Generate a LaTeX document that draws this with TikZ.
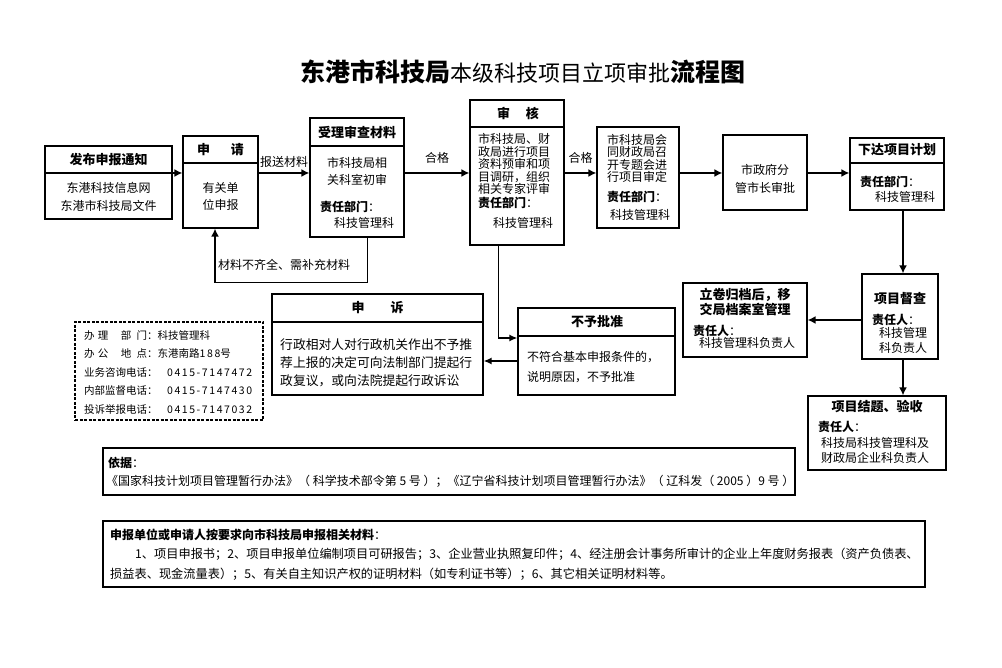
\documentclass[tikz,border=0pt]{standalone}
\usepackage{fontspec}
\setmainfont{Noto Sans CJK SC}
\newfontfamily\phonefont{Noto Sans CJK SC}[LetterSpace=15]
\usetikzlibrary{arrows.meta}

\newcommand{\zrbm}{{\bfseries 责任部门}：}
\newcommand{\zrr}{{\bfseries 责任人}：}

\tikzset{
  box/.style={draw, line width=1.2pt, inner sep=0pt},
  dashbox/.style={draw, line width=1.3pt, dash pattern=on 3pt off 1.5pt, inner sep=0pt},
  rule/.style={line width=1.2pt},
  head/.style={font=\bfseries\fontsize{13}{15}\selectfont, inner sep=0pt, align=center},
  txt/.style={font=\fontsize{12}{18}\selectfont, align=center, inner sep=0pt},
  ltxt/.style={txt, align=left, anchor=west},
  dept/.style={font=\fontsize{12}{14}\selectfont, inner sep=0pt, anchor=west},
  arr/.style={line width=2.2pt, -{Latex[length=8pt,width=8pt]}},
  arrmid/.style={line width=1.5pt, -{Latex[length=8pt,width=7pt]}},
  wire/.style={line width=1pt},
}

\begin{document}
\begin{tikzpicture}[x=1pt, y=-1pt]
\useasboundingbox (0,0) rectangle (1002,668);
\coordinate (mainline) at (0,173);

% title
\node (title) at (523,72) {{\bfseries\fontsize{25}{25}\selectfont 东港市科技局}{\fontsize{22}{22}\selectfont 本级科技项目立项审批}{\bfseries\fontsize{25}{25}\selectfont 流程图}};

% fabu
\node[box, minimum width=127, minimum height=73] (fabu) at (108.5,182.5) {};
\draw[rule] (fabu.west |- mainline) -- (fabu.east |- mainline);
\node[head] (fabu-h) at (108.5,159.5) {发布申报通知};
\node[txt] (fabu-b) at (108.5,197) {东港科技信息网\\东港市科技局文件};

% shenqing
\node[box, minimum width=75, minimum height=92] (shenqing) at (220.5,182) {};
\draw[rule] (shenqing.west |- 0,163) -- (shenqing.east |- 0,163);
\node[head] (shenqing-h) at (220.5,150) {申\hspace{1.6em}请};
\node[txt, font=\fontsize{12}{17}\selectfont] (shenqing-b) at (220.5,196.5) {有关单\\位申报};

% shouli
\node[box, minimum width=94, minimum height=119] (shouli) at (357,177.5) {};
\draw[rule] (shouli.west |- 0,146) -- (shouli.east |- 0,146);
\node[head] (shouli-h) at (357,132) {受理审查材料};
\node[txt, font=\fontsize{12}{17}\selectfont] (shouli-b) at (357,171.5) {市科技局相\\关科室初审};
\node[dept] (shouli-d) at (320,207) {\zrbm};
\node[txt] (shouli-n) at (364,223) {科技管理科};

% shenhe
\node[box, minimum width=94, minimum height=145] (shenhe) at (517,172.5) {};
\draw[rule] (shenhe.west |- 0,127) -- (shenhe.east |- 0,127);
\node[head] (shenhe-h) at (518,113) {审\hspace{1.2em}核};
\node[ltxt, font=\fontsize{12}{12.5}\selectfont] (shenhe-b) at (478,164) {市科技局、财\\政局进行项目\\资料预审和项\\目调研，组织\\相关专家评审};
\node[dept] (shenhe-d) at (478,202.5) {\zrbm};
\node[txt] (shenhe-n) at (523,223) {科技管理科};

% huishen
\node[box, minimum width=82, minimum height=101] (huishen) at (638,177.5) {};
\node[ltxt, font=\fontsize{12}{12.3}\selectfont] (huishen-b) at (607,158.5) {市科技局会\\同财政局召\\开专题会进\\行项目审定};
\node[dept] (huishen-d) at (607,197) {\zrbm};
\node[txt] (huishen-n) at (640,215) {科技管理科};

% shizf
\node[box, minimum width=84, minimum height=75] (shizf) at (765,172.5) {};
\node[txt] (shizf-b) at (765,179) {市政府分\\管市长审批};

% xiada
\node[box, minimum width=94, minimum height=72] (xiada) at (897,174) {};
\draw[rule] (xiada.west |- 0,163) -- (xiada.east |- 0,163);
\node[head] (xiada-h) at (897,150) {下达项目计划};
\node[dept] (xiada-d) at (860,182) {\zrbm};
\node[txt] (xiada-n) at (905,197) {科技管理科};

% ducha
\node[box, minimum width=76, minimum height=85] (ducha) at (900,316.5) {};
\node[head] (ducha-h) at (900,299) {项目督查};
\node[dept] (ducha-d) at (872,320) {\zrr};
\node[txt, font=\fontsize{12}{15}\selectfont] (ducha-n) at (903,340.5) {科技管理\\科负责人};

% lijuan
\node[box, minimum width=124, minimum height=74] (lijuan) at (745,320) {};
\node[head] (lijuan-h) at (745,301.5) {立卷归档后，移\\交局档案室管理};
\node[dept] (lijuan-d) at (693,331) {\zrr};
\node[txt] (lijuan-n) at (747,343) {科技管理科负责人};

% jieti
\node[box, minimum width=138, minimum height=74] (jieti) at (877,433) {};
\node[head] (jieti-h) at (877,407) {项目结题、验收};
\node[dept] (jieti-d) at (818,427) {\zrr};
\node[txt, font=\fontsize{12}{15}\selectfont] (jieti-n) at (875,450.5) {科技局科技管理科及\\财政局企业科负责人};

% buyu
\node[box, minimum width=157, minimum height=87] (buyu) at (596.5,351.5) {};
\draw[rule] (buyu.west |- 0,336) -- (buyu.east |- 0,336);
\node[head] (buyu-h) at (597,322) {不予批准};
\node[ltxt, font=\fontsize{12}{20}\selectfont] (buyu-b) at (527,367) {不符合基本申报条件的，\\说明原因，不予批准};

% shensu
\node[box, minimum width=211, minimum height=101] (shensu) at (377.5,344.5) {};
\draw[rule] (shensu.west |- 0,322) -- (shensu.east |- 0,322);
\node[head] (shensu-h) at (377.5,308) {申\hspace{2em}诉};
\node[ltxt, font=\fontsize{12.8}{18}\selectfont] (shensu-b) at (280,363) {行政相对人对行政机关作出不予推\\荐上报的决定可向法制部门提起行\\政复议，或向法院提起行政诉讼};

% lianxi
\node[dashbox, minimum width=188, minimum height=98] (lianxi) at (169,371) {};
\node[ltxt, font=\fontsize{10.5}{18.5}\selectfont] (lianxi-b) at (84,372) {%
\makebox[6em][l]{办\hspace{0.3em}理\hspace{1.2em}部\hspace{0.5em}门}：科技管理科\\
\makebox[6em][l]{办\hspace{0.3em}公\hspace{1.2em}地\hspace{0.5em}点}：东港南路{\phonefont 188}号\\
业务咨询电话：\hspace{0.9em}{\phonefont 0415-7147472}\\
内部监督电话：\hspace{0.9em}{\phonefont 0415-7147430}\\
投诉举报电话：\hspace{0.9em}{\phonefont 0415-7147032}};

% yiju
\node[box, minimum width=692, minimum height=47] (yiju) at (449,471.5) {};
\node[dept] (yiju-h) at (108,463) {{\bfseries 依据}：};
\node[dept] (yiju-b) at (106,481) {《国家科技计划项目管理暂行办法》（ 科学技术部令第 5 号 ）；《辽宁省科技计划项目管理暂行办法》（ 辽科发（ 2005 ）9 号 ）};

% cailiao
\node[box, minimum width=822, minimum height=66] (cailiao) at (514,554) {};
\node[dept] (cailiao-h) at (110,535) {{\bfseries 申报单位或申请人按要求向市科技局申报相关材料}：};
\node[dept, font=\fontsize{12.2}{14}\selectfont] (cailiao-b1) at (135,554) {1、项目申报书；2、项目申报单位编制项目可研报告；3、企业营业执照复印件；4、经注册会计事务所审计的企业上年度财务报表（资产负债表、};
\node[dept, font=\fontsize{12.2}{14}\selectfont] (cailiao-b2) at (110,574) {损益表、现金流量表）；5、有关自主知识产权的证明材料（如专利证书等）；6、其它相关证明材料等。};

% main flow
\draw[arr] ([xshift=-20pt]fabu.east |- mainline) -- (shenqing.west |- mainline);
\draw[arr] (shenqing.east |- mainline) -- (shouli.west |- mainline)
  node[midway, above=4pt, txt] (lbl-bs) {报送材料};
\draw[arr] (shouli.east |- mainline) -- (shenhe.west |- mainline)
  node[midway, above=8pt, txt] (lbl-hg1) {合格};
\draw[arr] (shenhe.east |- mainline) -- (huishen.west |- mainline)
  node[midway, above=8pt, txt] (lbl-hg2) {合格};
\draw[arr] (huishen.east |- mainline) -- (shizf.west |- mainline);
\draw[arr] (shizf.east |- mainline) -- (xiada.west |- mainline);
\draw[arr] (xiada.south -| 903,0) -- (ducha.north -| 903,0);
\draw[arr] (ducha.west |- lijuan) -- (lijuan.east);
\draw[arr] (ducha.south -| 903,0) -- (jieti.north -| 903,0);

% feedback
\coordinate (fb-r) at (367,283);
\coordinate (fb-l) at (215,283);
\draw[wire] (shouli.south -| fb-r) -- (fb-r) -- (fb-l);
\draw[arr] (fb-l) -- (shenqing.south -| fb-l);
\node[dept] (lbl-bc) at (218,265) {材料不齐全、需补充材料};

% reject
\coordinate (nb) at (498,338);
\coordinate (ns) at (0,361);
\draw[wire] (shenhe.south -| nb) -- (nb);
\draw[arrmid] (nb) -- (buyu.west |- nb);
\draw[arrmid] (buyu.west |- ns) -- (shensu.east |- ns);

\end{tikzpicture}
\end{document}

▶ [What you need to do]: From the first line of the material down to the line containing "(shenqing-b) at (220.5,196.5)", inclusive, return each line exactly, skipping any picture.

▶ [Exercise result]:
Generate a LaTeX document that draws this with TikZ.
\documentclass[tikz,border=0pt]{standalone}
\usepackage{fontspec}
\setmainfont{Noto Sans CJK SC}
\newfontfamily\phonefont{Noto Sans CJK SC}[LetterSpace=15]
\usetikzlibrary{arrows.meta}

\newcommand{\zrbm}{{\bfseries 责任部门}：}
\newcommand{\zrr}{{\bfseries 责任人}：}

\tikzset{
  box/.style={draw, line width=1.2pt, inner sep=0pt},
  dashbox/.style={draw, line width=1.3pt, dash pattern=on 3pt off 1.5pt, inner sep=0pt},
  rule/.style={line width=1.2pt},
  head/.style={font=\bfseries\fontsize{13}{15}\selectfont, inner sep=0pt, align=center},
  txt/.style={font=\fontsize{12}{18}\selectfont, align=center, inner sep=0pt},
  ltxt/.style={txt, align=left, anchor=west},
  dept/.style={font=\fontsize{12}{14}\selectfont, inner sep=0pt, anchor=west},
  arr/.style={line width=2.2pt, -{Latex[length=8pt,width=8pt]}},
  arrmid/.style={line width=1.5pt, -{Latex[length=8pt,width=7pt]}},
  wire/.style={line width=1pt},
}

\begin{document}
\begin{tikzpicture}[x=1pt, y=-1pt]
\useasboundingbox (0,0) rectangle (1002,668);
\coordinate (mainline) at (0,173);

% title
\node (title) at (523,72) {{\bfseries\fontsize{25}{25}\selectfont 东港市科技局}{\fontsize{22}{22}\selectfont 本级科技项目立项审批}{\bfseries\fontsize{25}{25}\selectfont 流程图}};

% fabu
\node[box, minimum width=127, minimum height=73] (fabu) at (108.5,182.5) {};
\draw[rule] (fabu.west |- mainline) -- (fabu.east |- mainline);
\node[head] (fabu-h) at (108.5,159.5) {发布申报通知};
\node[txt] (fabu-b) at (108.5,197) {东港科技信息网\\东港市科技局文件};

% shenqing
\node[box, minimum width=75, minimum height=92] (shenqing) at (220.5,182) {};
\draw[rule] (shenqing.west |- 0,163) -- (shenqing.east |- 0,163);
\node[head] (shenqing-h) at (220.5,150) {申\hspace{1.6em}请};
\node[txt, font=\fontsize{12}{17}\selectfont] (shenqing-b) at (220.5,196.5) {有关单\\位申报};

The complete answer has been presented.